7. A turbo-molecular pump comprising:

a rotor having a plurality of stages of rotor blades and a cylindrical section;

a stator arranged with a gap from the cylindrical section, the stator together with the cylindrical section constituting a screw groove pump section; and

a plurality of spacers stacked on a base, the spacers including a bottom step cooling spacer having a cooling section; wherein

on at least one of a contact surface of the bottom step stationary blade supported by the cooling spacer, the contact surface making contact with the cooling spacer, and a contact surface of the cooling spacer, the contact surface making contact with the bottom step stationary blade, a heat resistant section suppressing heat transfer from the bottom step stationary blade to the cooling spacer is provided.

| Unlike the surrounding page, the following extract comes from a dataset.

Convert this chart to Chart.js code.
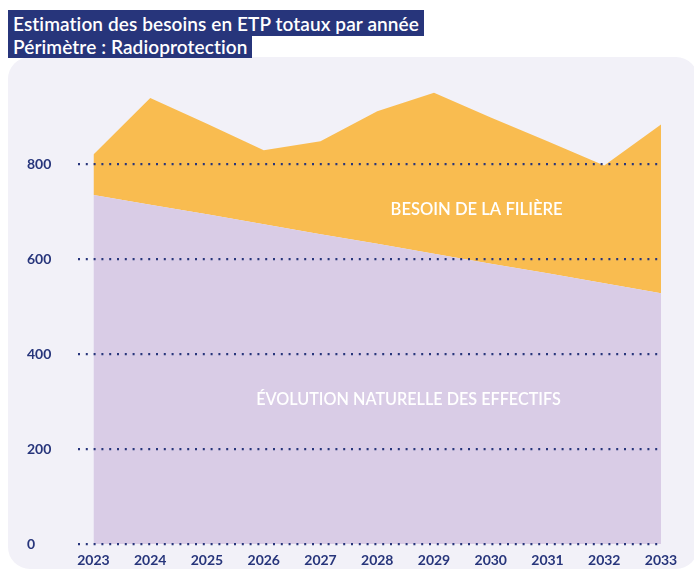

8. The turbo-molecular pump according to claim 7, wherein

the bottom step stationary blade is formed of an aluminum alloy, and alumite treatment is applied onto a surface of the bottom step stationary blade, the surface including at least the contact surface, to form the heat resistant section, and/or

the cooling spacer is formed of an aluminum alloy, and alumite treatment is applied onto a surface of the cooling spacer, the surface including at least the contact surface, to form the heat resistant section.

9. The turbo-molecular pump according to claim 7, wherein the heat resistant section provided on the contact surface of the bottom step stationary blade or the contact surface of the cooling spacer is formed of a resin material.

10. The turbo-molecular pump according to claim 7, further comprising:

a heater heating the stator;

a temperature regulation section controlling the heater to regulate the temperature of the stator so as to be a reaction product accumulation prevention temperature;

a spacer cooling passage provided in the cooling section of the cooling spacer; and

a base cooling passage cooling the base, wherein

a coolant is supplied to the base cooling passage, and the coolant flows into the spacer cooling passage through the base cooling passage.